Task requirements: Repeat exactly the stretch of lines from the line containing "Write the matplotlib code for this chart." through the line containing "W, H = 537, 242", both included, and nothing else.

>> Begin

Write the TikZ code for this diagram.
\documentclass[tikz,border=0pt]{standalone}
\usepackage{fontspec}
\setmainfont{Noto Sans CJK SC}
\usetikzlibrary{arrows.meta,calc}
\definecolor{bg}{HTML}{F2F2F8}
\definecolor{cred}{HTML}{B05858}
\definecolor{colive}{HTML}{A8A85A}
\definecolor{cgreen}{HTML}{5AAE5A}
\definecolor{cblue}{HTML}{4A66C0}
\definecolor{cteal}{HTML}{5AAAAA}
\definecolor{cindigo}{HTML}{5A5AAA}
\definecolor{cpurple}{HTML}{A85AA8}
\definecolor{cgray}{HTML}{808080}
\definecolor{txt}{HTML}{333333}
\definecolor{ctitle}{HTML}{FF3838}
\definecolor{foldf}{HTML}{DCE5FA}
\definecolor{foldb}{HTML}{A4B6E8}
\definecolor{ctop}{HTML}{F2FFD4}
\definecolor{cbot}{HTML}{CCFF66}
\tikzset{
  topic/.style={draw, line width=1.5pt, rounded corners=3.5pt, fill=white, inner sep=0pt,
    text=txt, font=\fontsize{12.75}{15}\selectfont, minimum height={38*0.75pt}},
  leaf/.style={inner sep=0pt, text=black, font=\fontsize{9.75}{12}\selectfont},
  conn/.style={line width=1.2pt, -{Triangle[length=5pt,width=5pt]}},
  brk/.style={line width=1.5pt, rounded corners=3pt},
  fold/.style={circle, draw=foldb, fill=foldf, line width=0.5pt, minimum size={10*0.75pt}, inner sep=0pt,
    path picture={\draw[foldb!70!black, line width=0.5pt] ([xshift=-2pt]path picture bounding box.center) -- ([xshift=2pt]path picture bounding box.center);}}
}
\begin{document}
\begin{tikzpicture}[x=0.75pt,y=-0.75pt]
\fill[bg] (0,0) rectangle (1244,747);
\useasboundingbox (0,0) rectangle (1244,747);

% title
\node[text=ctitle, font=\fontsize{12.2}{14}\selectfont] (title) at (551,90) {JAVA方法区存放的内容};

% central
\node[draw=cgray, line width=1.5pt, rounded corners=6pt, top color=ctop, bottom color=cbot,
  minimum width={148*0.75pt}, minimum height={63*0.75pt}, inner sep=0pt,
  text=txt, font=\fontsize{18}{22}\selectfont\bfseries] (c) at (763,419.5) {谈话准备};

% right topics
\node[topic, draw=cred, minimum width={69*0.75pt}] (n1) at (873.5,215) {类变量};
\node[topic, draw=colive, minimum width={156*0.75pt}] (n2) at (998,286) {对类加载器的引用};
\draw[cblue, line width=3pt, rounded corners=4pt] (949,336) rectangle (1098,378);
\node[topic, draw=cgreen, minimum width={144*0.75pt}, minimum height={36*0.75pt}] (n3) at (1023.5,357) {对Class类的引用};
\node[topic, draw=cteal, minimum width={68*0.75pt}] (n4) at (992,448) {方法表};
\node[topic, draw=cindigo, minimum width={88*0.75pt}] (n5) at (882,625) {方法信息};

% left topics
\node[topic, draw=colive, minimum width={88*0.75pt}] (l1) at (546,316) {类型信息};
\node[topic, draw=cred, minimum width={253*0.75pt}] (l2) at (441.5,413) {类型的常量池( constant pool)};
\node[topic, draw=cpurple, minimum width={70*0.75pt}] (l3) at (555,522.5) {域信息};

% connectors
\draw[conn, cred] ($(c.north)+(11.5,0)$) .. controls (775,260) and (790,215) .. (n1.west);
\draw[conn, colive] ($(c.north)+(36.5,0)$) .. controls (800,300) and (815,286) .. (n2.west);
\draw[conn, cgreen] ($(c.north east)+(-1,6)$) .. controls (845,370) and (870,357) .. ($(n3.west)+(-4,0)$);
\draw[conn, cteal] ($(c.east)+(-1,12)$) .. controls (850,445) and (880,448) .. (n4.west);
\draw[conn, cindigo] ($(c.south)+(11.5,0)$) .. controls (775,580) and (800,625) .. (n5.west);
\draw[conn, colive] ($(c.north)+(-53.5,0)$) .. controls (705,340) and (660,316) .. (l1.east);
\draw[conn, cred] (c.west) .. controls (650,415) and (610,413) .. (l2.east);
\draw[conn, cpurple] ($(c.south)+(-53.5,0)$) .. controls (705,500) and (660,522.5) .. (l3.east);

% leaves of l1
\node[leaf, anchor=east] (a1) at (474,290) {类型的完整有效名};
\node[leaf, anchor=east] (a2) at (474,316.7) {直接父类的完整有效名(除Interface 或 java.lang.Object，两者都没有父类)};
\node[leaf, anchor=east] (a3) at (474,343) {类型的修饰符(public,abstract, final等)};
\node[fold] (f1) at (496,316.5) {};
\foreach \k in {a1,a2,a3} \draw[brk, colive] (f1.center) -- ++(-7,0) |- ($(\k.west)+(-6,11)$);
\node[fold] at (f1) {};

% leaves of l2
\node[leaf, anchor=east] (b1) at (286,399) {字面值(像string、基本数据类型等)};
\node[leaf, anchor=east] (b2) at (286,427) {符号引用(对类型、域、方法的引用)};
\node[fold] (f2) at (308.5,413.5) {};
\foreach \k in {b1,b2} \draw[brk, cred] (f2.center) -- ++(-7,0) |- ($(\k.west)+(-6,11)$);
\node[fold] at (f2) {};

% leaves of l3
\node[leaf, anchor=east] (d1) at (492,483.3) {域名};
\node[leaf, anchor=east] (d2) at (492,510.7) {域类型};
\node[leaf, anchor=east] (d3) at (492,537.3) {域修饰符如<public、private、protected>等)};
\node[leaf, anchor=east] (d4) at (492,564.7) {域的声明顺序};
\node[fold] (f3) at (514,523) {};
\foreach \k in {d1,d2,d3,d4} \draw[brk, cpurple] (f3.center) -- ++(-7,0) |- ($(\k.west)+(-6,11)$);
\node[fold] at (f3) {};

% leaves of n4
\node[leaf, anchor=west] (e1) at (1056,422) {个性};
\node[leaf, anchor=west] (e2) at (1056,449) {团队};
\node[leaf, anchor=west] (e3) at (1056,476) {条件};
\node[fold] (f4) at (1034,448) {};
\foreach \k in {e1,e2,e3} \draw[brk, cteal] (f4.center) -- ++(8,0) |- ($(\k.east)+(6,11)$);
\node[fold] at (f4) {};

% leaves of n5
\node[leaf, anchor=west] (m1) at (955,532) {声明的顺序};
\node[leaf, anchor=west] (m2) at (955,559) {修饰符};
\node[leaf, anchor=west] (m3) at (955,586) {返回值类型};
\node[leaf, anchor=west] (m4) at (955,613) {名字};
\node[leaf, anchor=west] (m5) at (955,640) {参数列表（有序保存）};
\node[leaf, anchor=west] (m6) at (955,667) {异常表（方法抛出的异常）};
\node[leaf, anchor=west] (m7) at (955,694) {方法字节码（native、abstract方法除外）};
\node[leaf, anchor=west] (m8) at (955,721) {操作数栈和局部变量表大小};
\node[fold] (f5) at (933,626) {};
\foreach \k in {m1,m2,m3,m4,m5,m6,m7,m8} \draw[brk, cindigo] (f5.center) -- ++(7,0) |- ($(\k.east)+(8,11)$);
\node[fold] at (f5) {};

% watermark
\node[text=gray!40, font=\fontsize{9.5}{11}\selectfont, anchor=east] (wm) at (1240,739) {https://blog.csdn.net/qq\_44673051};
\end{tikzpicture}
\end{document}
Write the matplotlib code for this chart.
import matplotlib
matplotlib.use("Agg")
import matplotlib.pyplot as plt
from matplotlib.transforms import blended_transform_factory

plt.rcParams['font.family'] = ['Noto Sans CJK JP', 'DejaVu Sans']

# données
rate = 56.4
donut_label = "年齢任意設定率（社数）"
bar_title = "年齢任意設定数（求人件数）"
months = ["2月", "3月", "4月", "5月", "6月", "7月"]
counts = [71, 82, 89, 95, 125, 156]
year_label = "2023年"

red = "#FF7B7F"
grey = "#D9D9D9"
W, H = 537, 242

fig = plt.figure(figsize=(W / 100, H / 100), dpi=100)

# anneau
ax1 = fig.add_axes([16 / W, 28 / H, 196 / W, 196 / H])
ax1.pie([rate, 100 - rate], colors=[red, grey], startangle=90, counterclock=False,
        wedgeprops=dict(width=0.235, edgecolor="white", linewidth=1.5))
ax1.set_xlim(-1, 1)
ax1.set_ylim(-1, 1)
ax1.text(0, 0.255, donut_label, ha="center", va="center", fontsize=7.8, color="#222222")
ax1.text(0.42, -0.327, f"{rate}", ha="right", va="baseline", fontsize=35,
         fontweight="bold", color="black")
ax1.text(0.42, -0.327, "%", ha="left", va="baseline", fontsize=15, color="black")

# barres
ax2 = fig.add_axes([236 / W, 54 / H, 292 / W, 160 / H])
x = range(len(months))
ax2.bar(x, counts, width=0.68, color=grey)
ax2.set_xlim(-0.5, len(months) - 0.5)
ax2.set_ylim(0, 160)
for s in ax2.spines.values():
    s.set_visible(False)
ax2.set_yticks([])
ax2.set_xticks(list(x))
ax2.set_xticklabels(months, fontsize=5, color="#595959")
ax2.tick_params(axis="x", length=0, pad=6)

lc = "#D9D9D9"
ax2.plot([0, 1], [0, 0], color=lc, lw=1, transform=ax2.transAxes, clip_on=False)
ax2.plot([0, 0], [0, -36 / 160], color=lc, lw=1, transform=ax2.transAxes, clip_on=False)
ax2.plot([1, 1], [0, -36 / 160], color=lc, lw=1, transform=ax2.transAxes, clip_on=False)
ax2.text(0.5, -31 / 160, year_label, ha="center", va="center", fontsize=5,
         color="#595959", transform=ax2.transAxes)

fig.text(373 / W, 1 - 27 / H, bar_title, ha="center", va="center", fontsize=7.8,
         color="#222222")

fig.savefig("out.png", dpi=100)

>> End

Written response:
Write the matplotlib code for this chart.
import matplotlib
matplotlib.use("Agg")
import matplotlib.pyplot as plt
from matplotlib.transforms import blended_transform_factory

plt.rcParams['font.family'] = ['Noto Sans CJK JP', 'DejaVu Sans']

# données
rate = 56.4
donut_label = "年齢任意設定率（社数）"
bar_title = "年齢任意設定数（求人件数）"
months = ["2月", "3月", "4月", "5月", "6月", "7月"]
counts = [71, 82, 89, 95, 125, 156]
year_label = "2023年"

red = "#FF7B7F"
grey = "#D9D9D9"
W, H = 537, 242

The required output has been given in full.